Mrs. Bixby was born at North New Berlin, Chenango County, N.Y. Dec. 25, 1824.  Her maiden name was Artemissa Darling.  On the 25 of December 1849, she was married to Jacob Bixby, in West Davenport, and was a sister of Mr. Bixby's first wife.  The family of the deceased have the sympathy of the entire community.  Her funeral services were held in the M.E. Church on Monday of this week, Rev. N.S. Reynolds officiating and a large number of relatives and friends were present.  Her remains were interred in the cemetery at this place.

Death  Notices
Chenango Semi-Weekly Telegraph, April `13, 1878

BILLINGS:  In Smyrna [Chenango Co., NY], April 12, 1878, J.T. Billings, aged 79 years.

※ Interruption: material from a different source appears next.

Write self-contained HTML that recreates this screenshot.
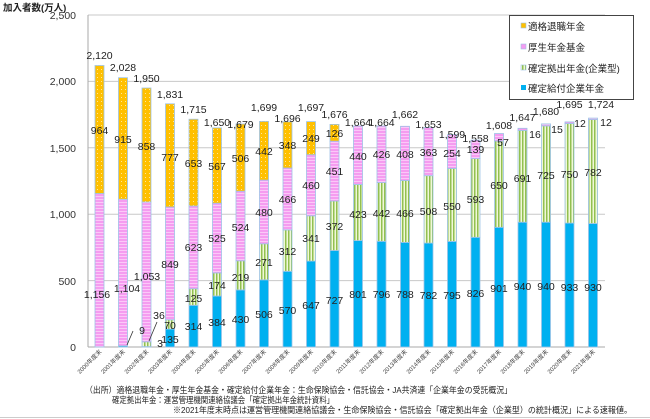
<!DOCTYPE html>
<html><head><meta charset="utf-8"><style>
body{margin:0;background:#fff;}
svg{display:block;font-family:"Liberation Sans","Noto Sans CJK JP",sans-serif;}
.l{font-size:10.5px;fill:#222;text-anchor:middle;}
.y{font-size:10.5px;fill:#333;text-anchor:end;}
.x{font-size:6px;fill:#444;text-anchor:end;}
.f{font-size:8.5px;fill:#222;}
</style></head><body>
<svg width="650" height="419" viewBox="0 0 650 419" xmlns="http://www.w3.org/2000/svg">
<defs>
<pattern id="po" width="4" height="4" patternUnits="userSpaceOnUse"><rect width="4" height="4" fill="#FFC000"/><rect x="1" y="1" width="1" height="1" fill="#FFE699"/></pattern>
<pattern id="pp" width="3" height="3" patternUnits="userSpaceOnUse"><rect width="3" height="3" fill="#F59CF0"/><rect y="1" width="3" height="1" fill="#FBC8F8"/></pattern>
<pattern id="pg" width="3" height="3" patternUnits="userSpaceOnUse"><rect width="3" height="3" fill="#F0F8D8"/><rect x="0" width="1.5" height="3" fill="#92C050"/></pattern>
</defs>
<g stroke="#c8c8c8" stroke-width="1">
<line x1="88" y1="15" x2="605" y2="15"/><line x1="88" y1="81.4" x2="605" y2="81.4"/><line x1="88" y1="147.8" x2="605" y2="147.8"/><line x1="88" y1="214.2" x2="605" y2="214.2"/><line x1="88" y1="280.6" x2="605" y2="280.6"/>
</g>
<line x1="88" y1="15" x2="88" y2="347" stroke="#aaa"/>
<line x1="88" y1="347" x2="605" y2="347" stroke="#aaa"/>
<text x="3" y="11" style="font-size:9.5px;font-weight:bold;fill:#222">加入者数(万人)</text>
<text class="y" x="76" y="19">2,500</text><text class="y" x="76" y="85">2,000</text><text class="y" x="76" y="152">1,500</text><text class="y" x="76" y="218">1,000</text><text class="y" x="76" y="285">500</text><text class="y" x="76" y="351">0</text>
<g stroke="#9DC3E6" stroke-width="0.8">
<!-- 2000 -->
<rect x="95" y="193.5" width="9" height="153.5" fill="url(#pp)"/><rect x="95" y="65.5" width="9" height="128" fill="url(#po)"/>
<!-- 2001 -->
<rect x="118.5" y="345.8" width="9" height="1.2" fill="#00B0F0"/><rect x="118.5" y="199.2" width="9" height="146.6" fill="url(#pp)"/><rect x="118.5" y="77.7" width="9" height="121.5" fill="url(#po)"/>
<!-- 2002 -->
<rect x="142" y="346.6" width="9" height="0.4" fill="#00B0F0"/><rect x="142" y="341.8" width="9" height="4.8" fill="url(#pg)"/><rect x="142" y="202" width="9" height="139.8" fill="url(#pp)"/><rect x="142" y="88" width="9" height="114" fill="url(#po)"/>
<!-- 2003 -->
<rect x="165.5" y="329.1" width="9" height="17.9" fill="#00B0F0"/><rect x="165.5" y="319.8" width="9" height="9.3" fill="url(#pg)"/><rect x="165.5" y="207" width="9" height="112.8" fill="url(#pp)"/><rect x="165.5" y="103.8" width="9" height="103.2" fill="url(#po)"/>
<!-- 2004 -->
<rect x="189" y="305.3" width="9" height="41.7" fill="#00B0F0"/><rect x="189" y="288.7" width="9" height="16.6" fill="url(#pg)"/><rect x="189" y="206" width="9" height="82.7" fill="url(#pp)"/><rect x="189" y="119.2" width="9" height="86.8" fill="url(#po)"/>
<!-- 2005 -->
<rect x="212.5" y="296" width="9" height="51" fill="#00B0F0"/><rect x="212.5" y="272.9" width="9" height="23.1" fill="url(#pg)"/><rect x="212.5" y="203.2" width="9" height="69.7" fill="url(#pp)"/><rect x="212.5" y="127.9" width="9" height="75.3" fill="url(#po)"/>
<!-- 2006 -->
<rect x="236" y="289.9" width="9" height="57.1" fill="#00B0F0"/><rect x="236" y="260.8" width="9" height="29.1" fill="url(#pg)"/><rect x="236" y="191.2" width="9" height="69.6" fill="url(#pp)"/><rect x="236" y="124" width="9" height="67.2" fill="url(#po)"/>
<!-- 2007 -->
<rect x="259.5" y="279.8" width="9" height="67.2" fill="#00B0F0"/><rect x="259.5" y="243.8" width="9" height="36" fill="url(#pg)"/><rect x="259.5" y="180.1" width="9" height="63.7" fill="url(#pp)"/><rect x="259.5" y="121.4" width="9" height="58.7" fill="url(#po)"/>
<!-- 2008 -->
<rect x="283" y="271.3" width="9" height="75.7" fill="#00B0F0"/><rect x="283" y="229.9" width="9" height="41.4" fill="url(#pg)"/><rect x="283" y="168" width="9" height="61.9" fill="url(#pp)"/><rect x="283" y="121.8" width="9" height="46.2" fill="url(#po)"/>
<!-- 2009 -->
<rect x="306.5" y="261.1" width="9" height="85.9" fill="#00B0F0"/><rect x="306.5" y="215.8" width="9" height="45.3" fill="url(#pg)"/><rect x="306.5" y="154.7" width="9" height="61.1" fill="url(#pp)"/><rect x="306.5" y="121.6" width="9" height="33.1" fill="url(#po)"/>
<!-- 2010 -->
<rect x="330" y="250.5" width="9" height="96.5" fill="#00B0F0"/><rect x="330" y="201.1" width="9" height="49.4" fill="url(#pg)"/><rect x="330" y="141.2" width="9" height="59.9" fill="url(#pp)"/><rect x="330" y="124.4" width="9" height="16.8" fill="url(#po)"/>
<!-- 2011-2021 -->
<rect x="353.5" y="240.6" width="9" height="106.4" fill="#00B0F0"/><rect x="353.5" y="184.5" width="9" height="56.1" fill="url(#pg)"/><rect x="353.5" y="126" width="9" height="58.5" fill="url(#pp)"/>
<rect x="377" y="241.3" width="9" height="105.7" fill="#00B0F0"/><rect x="377" y="182.6" width="9" height="58.7" fill="url(#pg)"/><rect x="377" y="126" width="9" height="56.6" fill="url(#pp)"/>
<rect x="400.5" y="242.4" width="9" height="104.6" fill="#00B0F0"/><rect x="400.5" y="180.5" width="9" height="61.9" fill="url(#pg)"/><rect x="400.5" y="126.3" width="9" height="54.2" fill="url(#pp)"/>
<rect x="424" y="243.1" width="9" height="103.9" fill="#00B0F0"/><rect x="424" y="175.7" width="9" height="67.4" fill="url(#pg)"/><rect x="424" y="127.5" width="9" height="48.2" fill="url(#pp)"/>
<rect x="447.5" y="241.4" width="9" height="105.6" fill="#00B0F0"/><rect x="447.5" y="168.4" width="9" height="73" fill="url(#pg)"/><rect x="447.5" y="134.7" width="9" height="33.7" fill="url(#pp)"/>
<rect x="471" y="237.3" width="9" height="109.7" fill="#00B0F0"/><rect x="471" y="158.6" width="9" height="78.7" fill="url(#pg)"/><rect x="471" y="140.1" width="9" height="18.5" fill="url(#pp)"/>
<rect x="494.5" y="227.3" width="9" height="119.7" fill="#00B0F0"/><rect x="494.5" y="141" width="9" height="86.3" fill="url(#pg)"/><rect x="494.5" y="133.5" width="9" height="7.5" fill="url(#pp)"/>
<rect x="518" y="222.2" width="9" height="124.8" fill="#00B0F0"/><rect x="518" y="130.4" width="9" height="91.8" fill="url(#pg)"/><rect x="518" y="128.3" width="9" height="2.1" fill="url(#pp)"/>
<rect x="541.5" y="222.2" width="9" height="124.8" fill="#00B0F0"/><rect x="541.5" y="125.9" width="9" height="96.3" fill="url(#pg)"/><rect x="541.5" y="123.9" width="9" height="2" fill="url(#pp)"/>
<rect x="565" y="223.1" width="9" height="123.9" fill="#00B0F0"/><rect x="565" y="123.5" width="9" height="99.6" fill="url(#pg)"/><rect x="565" y="121.9" width="9" height="1.6" fill="url(#pp)"/>
<rect x="588.5" y="223.5" width="9" height="123.5" fill="#00B0F0"/><rect x="588.5" y="119.6" width="9" height="103.9" fill="url(#pg)"/><rect x="588.5" y="118.1" width="9" height="1.5" fill="url(#pp)"/>
</g>
<!-- leader lines -->
<g stroke="#333" stroke-width="0.8"><line x1="133" y1="331" x2="127" y2="345"/><line x1="157" y1="322" x2="149" y2="341"/></g>
<!-- labels -->
<g class="l">
<text x="99.5" y="59">2,120</text><text x="99.5" y="134">964</text><text x="97" y="298">1,156</text>
<text x="123" y="71">2,028</text><text x="123" y="143">915</text><text x="127" y="292">1,104</text><text x="142" y="334">9</text>
<text x="146.5" y="82">1,950</text><text x="146.5" y="150">858</text><text x="147" y="280">1,053</text><text x="159" y="319">36</text><text x="160" y="347">3</text>
<text x="170" y="98">1,831</text><text x="170" y="161">777</text><text x="170" y="268">849</text><text x="170" y="329">70</text><text x="170" y="343">135</text>
<text x="193.5" y="113">1,715</text><text x="193.5" y="167">653</text><text x="193.5" y="251">623</text><text x="193.5" y="302">125</text><text x="193.5" y="330">314</text>
<text x="217" y="126">1,650</text><text x="217" y="170">567</text><text x="217" y="242">525</text><text x="217" y="289">174</text><text x="217" y="326">384</text>
<text x="240.5" y="128">1,679</text><text x="240.5" y="162">506</text><text x="240.5" y="231">524</text><text x="240.5" y="281">219</text><text x="240.5" y="323">430</text>
<text x="264" y="111">1,699</text><text x="264" y="155">442</text><text x="264" y="216">480</text><text x="264" y="266">271</text><text x="264" y="318">506</text>
<text x="287.5" y="122">1,696</text><text x="287.5" y="149">348</text><text x="287.5" y="203">466</text><text x="287.5" y="255">312</text><text x="287.5" y="314">570</text>
<text x="311" y="111">1,697</text><text x="311" y="142">249</text><text x="311" y="189">460</text><text x="311" y="242">341</text><text x="311" y="309">647</text>
<text x="334.5" y="118">1,676</text><text x="334.5" y="137">126</text><text x="334.5" y="175">451</text><text x="334.5" y="230">372</text><text x="334.5" y="304">727</text>
<text x="358" y="126">1,664</text><text x="358" y="160">440</text><text x="358" y="218">423</text><text x="358" y="298">801</text>
<text x="381.5" y="126">1,664</text><text x="381.5" y="158">426</text><text x="381.5" y="217">442</text><text x="381.5" y="298">796</text>
<text x="405" y="118">1,662</text><text x="405" y="158">408</text><text x="405" y="217">466</text><text x="405" y="298">788</text>
<text x="428.5" y="128">1,653</text><text x="428.5" y="156">363</text><text x="428.5" y="215">508</text><text x="428.5" y="299">782</text>
<text x="452" y="138">1,599</text><text x="452" y="157">254</text><text x="452" y="210">550</text><text x="452" y="299">795</text>
<text x="475.5" y="142">1,558</text><text x="475.5" y="153">139</text><text x="475.5" y="203">593</text><text x="475.5" y="297">826</text>
<text x="499" y="129">1,608</text><text x="503" y="146">57</text><text x="499" y="189">650</text><text x="499" y="292">901</text>
<text x="522.5" y="121">1,647</text><text x="535" y="138">16</text><text x="522.5" y="182">691</text><text x="522.5" y="290">940</text>
<text x="546" y="115">1,680</text><text x="557" y="133">15</text><text x="546" y="179">725</text><text x="546" y="290">940</text>
<text x="569.5" y="108">1,695</text><text x="580" y="127">12</text><text x="569.5" y="178">750</text><text x="569.5" y="291">933</text>
<text x="601" y="108">1,724</text><text x="606" y="126">12</text><text x="593" y="176">782</text><text x="593" y="291">930</text>
</g>
<!-- x labels -->
<g class="x">
<text transform="translate(102,352) rotate(-45)">2000年度末</text>
<text transform="translate(125.5,352) rotate(-45)">2001年度末</text>
<text transform="translate(149,352) rotate(-45)">2002年度末</text>
<text transform="translate(172.5,352) rotate(-45)">2003年度末</text>
<text transform="translate(196,352) rotate(-45)">2004年度末</text>
<text transform="translate(219.5,352) rotate(-45)">2005年度末</text>
<text transform="translate(243,352) rotate(-45)">2006年度末</text>
<text transform="translate(266.5,352) rotate(-45)">2007年度末</text>
<text transform="translate(290,352) rotate(-45)">2008年度末</text>
<text transform="translate(313.5,352) rotate(-45)">2009年度末</text>
<text transform="translate(337,352) rotate(-45)">2010年度末</text>
<text transform="translate(360.5,352) rotate(-45)">2011年度末</text>
<text transform="translate(384,352) rotate(-45)">2012年度末</text>
<text transform="translate(407.5,352) rotate(-45)">2013年度末</text>
<text transform="translate(431,352) rotate(-45)">2014年度末</text>
<text transform="translate(454.5,352) rotate(-45)">2015年度末</text>
<text transform="translate(478,352) rotate(-45)">2016年度末</text>
<text transform="translate(501.5,352) rotate(-45)">2017年度末</text>
<text transform="translate(525,352) rotate(-45)">2018年度末</text>
<text transform="translate(548.5,352) rotate(-45)">2019年度末</text>
<text transform="translate(572,352) rotate(-45)">2020年度末</text>
<text transform="translate(595.5,352) rotate(-45)">2021年度末</text>
</g>
<!-- legend -->
<rect x="509.5" y="15.5" width="124" height="84" fill="#fff" stroke="#444"/>
<rect x="521" y="23" width="5" height="5" fill="#FFC000" stroke="#9DC3E6" stroke-width="0.6"/>
<rect x="521" y="44" width="5" height="5" fill="#F59CF0" stroke="#9DC3E6" stroke-width="0.6"/>
<rect x="521" y="65" width="5" height="5" fill="url(#pg)" stroke="#9DC3E6" stroke-width="0.6"/>
<rect x="521" y="85" width="5" height="5" fill="#00B0F0"/>
<g style="font-size:9.5px;fill:#222">
<text x="528" y="30">適格退職年金</text><text x="528" y="51">厚生年金基金</text><text x="528" y="72">確定拠出年金(企業型)</text><text x="528" y="92">確定給付企業年金</text>
</g>
<!-- footer -->
<text class="f" x="85" y="393" textLength="427" lengthAdjust="spacingAndGlyphs">（出所）適格退職年金・厚生年金基金・確定給付企業年金：生命保険協会・信託協会・JA共済連「企業年金の受託概況」</text>
<text class="f" x="112" y="403" textLength="222" lengthAdjust="spacingAndGlyphs">確定拠出年金：運営管理機関連絡協議会「確定拠出年金統計資料」</text>
<text class="f" x="173" y="413" textLength="459" lengthAdjust="spacingAndGlyphs">※2021年度末時点は運営管理機関連絡協議会・生命保険協会・信託協会「確定拠出年金（企業型）の統計概況」による速報値。</text>
<line x1="0" y1="417.5" x2="650" y2="417.5" stroke="#ccc"/>
</svg>
</body></html>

HOLCOMB:  In Afton [Chenango Co., NY], March 31st, Mrs. C.H. Holcomb, aged 76 years.

BINGHAM:  In Columbus [Chenango Co., NY], April 3d, Mrs. Elvira [Bingham], wife of Wellington Bingham, aged 29 years, 9 months and 4 days.

CRANDALL:  In Oxford [Chenango Co., NY], April 4th, Eliza [Crandall], wife of Allington Crandall, aged 54 years.

ROOT:  In Oxford [Chenango Co., NY], April 5th, Harriet [Root], daughter of Charles Root, aged 18 years.

STOWBRIDGE:  In Syracuse [Onondaga Co., NY], April 2d, Daniel D. Strowbridge, aged 71 years, formerly of this place [Norwich, Chenango Co., NY].  Thus has passed to his reward a faithful Christian. Those who knew him best, realize most how brightly the graces of the spirit shone forth in his daily life.  He labored earnestly to lead souls to Christ.  Doubtless many will rise up in the last great day and call him blessed.